If you have been on this web site a (very) long time, you probably remember the 2006 Lamont / Lieberman senate race.
If not, you almost certainly don’t, so here is a very brief summary.
- At the time, activism in the Democratic base was largely centred around the Iraq War. By 2006, the bottom had fallen out on the ground but not entirely in public opinion. (Mainly because 9/11 was much more proximate.)
- Joe Lieberman was a conservative to moderate Democrat who was an enthusiastic Iraq War supporter and close to George W on foreign policy. He was challenged in the primary by Ned Lamont, presently the governor of CT but then an obscure local politician.
- Lamont won the primary, but Lieberman ran in the general as an independent and won relatively comfortably — about 50% to 40%.
There is an interesting story here, that, to some degree still plays out in the form of the current Supreme Court. I don’t want to focus on that here.
What is more relevant is that presumably Krysten Sinema has been thinking about Holy Joe recently. Her move to go indy is clearly designed to preempt a primary, which she’d almost certainly lose. (I don’t really buy her policy protestations, since she doesn’t really have policies.)
Anyway, I think there are some key differences between Sinema 2024 and Jomentum 2006 that are worth writing down.
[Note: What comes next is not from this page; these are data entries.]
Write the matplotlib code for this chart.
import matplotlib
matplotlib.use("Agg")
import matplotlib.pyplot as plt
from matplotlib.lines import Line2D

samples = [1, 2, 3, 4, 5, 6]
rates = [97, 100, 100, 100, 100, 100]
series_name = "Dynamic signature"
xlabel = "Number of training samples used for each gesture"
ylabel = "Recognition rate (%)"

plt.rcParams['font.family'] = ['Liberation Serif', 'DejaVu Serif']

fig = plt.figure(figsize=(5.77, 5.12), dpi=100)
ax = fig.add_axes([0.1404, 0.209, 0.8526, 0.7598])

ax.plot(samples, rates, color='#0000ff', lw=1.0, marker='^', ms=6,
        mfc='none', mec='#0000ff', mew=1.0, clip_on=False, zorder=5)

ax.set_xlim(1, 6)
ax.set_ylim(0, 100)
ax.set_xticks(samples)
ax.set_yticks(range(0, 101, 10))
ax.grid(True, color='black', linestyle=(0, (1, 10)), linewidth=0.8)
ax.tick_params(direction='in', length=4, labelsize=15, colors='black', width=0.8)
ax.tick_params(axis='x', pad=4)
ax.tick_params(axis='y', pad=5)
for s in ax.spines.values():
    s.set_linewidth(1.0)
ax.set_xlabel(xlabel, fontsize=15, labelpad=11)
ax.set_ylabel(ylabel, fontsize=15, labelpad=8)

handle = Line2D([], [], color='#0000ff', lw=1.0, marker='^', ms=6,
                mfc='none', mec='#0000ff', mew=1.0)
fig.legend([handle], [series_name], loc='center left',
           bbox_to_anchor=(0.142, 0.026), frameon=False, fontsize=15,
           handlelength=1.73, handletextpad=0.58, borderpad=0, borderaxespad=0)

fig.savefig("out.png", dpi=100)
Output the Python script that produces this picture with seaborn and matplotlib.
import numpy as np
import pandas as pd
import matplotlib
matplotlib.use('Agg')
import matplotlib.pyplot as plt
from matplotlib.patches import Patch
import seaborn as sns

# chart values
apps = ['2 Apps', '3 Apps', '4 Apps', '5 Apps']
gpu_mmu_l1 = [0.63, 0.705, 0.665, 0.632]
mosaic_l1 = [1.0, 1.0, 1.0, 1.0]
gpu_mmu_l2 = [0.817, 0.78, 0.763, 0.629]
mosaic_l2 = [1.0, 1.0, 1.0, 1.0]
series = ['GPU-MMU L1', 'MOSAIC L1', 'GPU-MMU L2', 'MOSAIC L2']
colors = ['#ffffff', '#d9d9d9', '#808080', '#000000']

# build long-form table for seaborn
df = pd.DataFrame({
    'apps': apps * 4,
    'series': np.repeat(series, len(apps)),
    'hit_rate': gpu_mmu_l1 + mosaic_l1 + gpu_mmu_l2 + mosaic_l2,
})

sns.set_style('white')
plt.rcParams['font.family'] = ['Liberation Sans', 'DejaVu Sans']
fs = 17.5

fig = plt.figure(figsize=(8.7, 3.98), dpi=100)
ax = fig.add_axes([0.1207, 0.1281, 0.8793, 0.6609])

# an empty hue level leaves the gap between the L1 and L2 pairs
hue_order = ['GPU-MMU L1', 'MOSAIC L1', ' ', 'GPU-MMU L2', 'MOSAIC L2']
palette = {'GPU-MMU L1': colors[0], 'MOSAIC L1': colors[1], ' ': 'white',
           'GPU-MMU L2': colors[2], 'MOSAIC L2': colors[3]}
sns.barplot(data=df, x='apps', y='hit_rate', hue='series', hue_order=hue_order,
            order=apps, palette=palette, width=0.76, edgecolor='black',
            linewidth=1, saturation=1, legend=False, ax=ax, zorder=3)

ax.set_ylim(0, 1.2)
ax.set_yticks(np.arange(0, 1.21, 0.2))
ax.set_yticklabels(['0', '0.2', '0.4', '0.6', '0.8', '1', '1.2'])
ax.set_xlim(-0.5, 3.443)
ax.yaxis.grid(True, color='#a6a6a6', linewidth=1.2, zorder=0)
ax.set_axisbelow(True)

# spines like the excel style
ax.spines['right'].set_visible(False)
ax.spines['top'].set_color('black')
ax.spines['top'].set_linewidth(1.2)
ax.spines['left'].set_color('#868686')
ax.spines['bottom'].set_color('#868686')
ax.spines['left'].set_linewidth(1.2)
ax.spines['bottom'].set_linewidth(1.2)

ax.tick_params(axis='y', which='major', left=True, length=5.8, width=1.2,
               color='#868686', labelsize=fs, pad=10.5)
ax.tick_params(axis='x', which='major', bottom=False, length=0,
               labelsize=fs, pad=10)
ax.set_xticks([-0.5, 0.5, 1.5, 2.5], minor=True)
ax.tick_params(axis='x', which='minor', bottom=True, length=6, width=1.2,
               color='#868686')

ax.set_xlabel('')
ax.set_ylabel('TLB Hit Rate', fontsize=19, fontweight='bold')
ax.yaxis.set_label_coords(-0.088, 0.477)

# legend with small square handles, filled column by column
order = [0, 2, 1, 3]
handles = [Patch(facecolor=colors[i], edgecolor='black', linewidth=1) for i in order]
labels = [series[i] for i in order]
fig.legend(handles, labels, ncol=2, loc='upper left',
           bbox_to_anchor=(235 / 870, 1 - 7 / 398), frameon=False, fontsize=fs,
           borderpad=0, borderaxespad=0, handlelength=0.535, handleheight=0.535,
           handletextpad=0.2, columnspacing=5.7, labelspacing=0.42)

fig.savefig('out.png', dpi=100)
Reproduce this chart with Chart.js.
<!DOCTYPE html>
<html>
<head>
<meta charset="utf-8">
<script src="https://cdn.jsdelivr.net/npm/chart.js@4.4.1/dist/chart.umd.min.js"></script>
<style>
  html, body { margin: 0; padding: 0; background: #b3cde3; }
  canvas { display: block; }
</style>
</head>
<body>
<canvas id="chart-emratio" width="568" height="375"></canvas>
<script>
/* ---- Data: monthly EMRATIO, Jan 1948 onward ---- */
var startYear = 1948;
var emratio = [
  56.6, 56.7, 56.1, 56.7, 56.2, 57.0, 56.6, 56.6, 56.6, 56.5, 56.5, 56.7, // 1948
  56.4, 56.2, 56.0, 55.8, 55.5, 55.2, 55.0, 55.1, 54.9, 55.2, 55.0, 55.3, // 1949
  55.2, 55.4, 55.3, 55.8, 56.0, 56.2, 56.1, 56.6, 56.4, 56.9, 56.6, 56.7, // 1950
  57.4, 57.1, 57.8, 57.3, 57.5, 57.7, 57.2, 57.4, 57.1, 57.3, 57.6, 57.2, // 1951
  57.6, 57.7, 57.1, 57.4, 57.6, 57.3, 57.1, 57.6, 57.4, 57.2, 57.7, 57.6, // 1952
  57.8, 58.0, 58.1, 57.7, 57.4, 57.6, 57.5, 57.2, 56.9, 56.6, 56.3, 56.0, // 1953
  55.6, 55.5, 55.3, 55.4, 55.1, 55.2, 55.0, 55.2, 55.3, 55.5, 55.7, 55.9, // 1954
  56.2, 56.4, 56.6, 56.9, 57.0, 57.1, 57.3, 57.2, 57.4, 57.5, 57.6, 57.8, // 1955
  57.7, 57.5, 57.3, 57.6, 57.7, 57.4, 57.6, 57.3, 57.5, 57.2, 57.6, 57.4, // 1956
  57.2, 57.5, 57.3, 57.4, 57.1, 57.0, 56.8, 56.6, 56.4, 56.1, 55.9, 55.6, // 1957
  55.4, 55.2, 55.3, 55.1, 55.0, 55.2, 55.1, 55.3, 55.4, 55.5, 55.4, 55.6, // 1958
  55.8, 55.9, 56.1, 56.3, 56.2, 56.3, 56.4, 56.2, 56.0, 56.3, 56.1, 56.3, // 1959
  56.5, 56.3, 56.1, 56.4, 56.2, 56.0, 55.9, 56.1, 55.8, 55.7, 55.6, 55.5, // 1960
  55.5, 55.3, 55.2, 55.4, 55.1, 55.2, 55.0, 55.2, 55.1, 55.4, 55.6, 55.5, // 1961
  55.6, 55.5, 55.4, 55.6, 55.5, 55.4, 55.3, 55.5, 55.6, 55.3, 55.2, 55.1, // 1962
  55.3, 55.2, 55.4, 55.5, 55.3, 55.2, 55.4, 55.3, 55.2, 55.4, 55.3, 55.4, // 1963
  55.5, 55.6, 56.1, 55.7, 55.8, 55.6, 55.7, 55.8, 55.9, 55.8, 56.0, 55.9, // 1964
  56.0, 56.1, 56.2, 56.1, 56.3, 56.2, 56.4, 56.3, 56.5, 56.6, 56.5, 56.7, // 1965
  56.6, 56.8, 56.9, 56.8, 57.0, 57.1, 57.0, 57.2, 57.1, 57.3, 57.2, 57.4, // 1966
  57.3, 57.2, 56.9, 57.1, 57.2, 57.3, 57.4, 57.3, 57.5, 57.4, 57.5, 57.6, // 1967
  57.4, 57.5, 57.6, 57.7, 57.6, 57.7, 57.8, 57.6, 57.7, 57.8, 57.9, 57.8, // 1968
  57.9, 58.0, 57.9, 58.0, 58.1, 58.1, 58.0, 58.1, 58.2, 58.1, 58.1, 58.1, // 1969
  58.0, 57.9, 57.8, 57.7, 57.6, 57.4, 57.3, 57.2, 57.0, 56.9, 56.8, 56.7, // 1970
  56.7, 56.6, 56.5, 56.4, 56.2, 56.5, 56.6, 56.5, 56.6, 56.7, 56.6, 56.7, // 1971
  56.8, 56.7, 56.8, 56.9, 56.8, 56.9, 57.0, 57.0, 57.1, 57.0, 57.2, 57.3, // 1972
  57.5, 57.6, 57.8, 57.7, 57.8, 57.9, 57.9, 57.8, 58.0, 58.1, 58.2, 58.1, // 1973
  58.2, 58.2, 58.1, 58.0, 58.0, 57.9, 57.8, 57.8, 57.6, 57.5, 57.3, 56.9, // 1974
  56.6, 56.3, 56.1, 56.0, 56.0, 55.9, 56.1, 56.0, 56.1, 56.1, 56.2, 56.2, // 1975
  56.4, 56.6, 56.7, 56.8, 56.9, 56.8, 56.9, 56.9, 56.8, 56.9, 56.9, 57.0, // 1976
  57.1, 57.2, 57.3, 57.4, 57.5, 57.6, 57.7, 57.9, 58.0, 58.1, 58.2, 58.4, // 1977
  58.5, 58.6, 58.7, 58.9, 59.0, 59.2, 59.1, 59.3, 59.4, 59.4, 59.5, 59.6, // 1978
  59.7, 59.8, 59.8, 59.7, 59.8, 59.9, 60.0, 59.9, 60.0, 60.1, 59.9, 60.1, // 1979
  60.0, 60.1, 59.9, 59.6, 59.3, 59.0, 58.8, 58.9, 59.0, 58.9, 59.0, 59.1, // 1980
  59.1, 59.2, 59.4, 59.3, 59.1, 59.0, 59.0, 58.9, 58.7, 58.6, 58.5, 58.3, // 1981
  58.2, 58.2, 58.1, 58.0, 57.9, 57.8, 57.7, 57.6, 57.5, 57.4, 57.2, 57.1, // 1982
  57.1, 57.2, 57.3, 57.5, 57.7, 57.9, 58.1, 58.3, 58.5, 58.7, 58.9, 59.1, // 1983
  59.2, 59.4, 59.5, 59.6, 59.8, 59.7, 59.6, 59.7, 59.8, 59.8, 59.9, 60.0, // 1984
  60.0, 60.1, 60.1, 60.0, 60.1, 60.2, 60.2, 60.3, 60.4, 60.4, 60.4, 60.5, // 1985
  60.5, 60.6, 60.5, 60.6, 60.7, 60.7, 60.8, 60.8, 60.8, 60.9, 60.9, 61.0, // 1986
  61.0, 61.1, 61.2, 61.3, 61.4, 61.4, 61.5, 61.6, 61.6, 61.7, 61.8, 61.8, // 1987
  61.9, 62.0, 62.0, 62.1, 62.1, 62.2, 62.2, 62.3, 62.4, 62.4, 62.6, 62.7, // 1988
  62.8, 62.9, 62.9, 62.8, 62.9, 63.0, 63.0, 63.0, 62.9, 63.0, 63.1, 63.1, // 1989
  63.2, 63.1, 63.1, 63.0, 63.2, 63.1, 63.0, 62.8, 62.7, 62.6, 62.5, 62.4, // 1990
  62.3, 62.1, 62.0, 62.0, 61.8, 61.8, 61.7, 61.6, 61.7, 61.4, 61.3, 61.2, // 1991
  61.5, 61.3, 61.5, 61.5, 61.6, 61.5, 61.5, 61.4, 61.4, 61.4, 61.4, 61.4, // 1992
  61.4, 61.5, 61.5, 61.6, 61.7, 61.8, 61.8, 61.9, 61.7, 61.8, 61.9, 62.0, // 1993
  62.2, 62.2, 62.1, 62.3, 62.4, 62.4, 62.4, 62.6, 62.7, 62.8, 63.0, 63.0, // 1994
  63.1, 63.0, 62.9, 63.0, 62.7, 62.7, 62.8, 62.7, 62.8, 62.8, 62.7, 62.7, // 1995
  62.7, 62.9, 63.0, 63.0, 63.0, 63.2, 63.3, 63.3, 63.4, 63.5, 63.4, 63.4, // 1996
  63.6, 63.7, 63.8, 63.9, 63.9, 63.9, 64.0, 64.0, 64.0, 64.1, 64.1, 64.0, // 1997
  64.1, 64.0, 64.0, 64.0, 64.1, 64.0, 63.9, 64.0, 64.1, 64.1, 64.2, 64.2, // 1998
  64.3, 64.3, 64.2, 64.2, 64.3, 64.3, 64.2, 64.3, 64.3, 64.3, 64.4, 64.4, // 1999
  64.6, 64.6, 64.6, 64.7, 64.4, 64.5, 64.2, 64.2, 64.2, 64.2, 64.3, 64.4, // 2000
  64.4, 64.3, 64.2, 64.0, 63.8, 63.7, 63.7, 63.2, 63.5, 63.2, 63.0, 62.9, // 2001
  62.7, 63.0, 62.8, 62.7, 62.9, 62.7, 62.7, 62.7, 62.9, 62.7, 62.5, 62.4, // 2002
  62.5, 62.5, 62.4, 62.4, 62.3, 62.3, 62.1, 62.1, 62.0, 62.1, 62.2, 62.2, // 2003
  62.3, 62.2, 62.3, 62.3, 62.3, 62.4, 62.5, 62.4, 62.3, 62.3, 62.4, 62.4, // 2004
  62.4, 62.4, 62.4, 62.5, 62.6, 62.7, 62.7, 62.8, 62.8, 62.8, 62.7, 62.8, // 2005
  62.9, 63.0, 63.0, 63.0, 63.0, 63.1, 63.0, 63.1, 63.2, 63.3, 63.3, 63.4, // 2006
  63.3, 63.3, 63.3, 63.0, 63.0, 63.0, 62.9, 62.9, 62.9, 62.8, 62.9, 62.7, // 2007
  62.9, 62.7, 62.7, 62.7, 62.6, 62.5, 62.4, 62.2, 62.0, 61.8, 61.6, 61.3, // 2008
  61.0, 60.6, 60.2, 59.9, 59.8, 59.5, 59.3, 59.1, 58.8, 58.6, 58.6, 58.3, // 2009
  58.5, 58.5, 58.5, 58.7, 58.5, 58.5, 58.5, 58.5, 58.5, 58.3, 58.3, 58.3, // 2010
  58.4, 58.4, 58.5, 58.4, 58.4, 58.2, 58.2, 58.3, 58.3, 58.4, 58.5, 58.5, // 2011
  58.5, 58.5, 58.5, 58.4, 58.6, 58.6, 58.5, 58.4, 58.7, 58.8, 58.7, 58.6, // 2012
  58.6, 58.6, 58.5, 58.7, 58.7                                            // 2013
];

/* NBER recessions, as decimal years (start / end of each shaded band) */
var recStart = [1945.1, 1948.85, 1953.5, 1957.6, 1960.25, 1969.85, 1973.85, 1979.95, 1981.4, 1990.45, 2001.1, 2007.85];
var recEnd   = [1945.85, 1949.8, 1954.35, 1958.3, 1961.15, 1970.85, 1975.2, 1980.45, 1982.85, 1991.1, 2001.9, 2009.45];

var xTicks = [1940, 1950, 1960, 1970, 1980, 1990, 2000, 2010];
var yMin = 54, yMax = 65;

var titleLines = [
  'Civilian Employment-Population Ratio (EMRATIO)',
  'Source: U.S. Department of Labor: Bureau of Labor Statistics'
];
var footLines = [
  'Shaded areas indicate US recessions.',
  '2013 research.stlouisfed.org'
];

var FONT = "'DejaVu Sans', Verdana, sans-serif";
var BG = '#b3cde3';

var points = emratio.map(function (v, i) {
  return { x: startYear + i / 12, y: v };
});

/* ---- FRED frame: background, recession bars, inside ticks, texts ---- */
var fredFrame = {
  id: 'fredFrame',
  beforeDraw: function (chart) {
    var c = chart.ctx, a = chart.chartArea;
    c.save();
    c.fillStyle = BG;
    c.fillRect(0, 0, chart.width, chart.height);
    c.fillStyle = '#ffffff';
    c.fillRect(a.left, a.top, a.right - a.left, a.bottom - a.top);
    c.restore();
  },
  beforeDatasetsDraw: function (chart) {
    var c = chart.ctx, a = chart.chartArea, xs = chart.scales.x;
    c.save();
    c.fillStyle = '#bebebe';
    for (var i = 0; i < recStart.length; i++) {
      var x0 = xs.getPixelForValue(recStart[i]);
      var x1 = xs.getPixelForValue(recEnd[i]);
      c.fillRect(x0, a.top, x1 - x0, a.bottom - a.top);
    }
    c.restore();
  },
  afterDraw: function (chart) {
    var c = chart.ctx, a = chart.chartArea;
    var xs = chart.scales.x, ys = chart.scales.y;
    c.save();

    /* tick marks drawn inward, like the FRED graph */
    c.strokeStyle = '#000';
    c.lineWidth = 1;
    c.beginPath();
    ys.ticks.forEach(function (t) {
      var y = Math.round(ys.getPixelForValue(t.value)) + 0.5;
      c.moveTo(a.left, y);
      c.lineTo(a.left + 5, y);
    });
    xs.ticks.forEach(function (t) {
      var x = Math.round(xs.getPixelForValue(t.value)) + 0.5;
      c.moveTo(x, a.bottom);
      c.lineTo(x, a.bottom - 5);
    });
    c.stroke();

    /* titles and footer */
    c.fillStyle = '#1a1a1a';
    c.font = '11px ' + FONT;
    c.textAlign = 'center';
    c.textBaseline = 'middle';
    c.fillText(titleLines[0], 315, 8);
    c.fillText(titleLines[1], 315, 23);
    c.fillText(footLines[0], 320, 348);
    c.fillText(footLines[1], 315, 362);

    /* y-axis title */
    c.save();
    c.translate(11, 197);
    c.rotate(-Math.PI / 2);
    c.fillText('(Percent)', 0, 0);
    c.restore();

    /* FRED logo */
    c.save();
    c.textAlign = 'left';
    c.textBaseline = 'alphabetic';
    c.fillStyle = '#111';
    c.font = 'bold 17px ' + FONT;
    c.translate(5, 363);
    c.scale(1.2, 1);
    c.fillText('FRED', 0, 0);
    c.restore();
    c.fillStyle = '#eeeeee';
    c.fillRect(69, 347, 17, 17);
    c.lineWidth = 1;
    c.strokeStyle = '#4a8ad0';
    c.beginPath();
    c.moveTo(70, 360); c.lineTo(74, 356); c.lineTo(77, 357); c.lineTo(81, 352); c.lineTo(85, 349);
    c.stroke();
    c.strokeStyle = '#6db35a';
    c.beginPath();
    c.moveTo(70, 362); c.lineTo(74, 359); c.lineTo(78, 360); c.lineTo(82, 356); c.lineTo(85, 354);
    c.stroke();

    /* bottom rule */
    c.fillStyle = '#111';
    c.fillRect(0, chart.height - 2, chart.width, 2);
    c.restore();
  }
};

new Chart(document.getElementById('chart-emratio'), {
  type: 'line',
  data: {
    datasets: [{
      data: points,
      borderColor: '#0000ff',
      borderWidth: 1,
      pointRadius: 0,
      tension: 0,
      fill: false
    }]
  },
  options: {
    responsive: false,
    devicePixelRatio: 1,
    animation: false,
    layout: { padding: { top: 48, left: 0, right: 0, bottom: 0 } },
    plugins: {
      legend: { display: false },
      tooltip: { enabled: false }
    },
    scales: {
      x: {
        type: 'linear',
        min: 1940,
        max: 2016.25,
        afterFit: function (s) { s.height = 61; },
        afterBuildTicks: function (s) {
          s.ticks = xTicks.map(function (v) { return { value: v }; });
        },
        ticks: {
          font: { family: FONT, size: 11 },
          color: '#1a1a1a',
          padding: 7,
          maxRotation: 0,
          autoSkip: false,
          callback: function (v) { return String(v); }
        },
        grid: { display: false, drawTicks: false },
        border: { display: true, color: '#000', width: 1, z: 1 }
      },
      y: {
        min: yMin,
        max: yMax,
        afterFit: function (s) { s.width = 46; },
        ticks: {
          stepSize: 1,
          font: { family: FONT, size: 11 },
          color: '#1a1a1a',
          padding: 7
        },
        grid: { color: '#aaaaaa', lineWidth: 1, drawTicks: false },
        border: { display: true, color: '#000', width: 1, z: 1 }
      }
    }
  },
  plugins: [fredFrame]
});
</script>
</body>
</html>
- 2024 is a presidential year. This means that Sinema will be running with either Trump or some very MAGA Republican also on the ballot for President. So her pitch will be that you should vote for her, essentially, to work across the aisle with the alt-right criminals behind Jan 6. Lieberman had the advantage of not having to run alongside George W, whose popularity was plummeting.
- Sinema’s position is very weak. The main rationale among the base for supporting a potentially divisive primary is that Sinema is very unpopular by her own doing, so she’d probably lose the general anyway. The rationale for challenging Lieberman is that any Democrat was overwhelmingly likely to win in a heads up race against a Republican, so taking him down would mean an important policy shift.
- Moderate Democrats don’t really like Sinema either. This is, essentially, a variation of the previous point. Current moderate thought, tends to emphasise the idea of trying to centre the median voter’s interests in various elections and sticking to popular basics like wage growth for everybody and choice. Moderates think that Joe Manchin is a conservative Democrat from a conservative state whose heterodox ideas support the state’s main business (which is resource extraction). Sinema, on the other hand, is basically an intersectional wokester whose heterodox ideas are unpopular tax cuts for the rich. Democrats have a normal liberal to put up in Ruben Gallego, who is not going to try to Putin-Latinx his way to victory. Again, this is very different to 2006 when Lamont held the more avant garde (but correct!) profile.
- Republicans also don’t like Sinema. They will definitely field a maniac like Blake Masters or Kari Lake. Probably actually one of them. That person will get at least 45% no matter what. Lieberman had the advantage of the Republicans fielding a nominal candidate who got less than 10% of the vote.
The bottom line is that SInema’s move is unlikely to play out in a way that gets her reelected, even if things like that have happened before.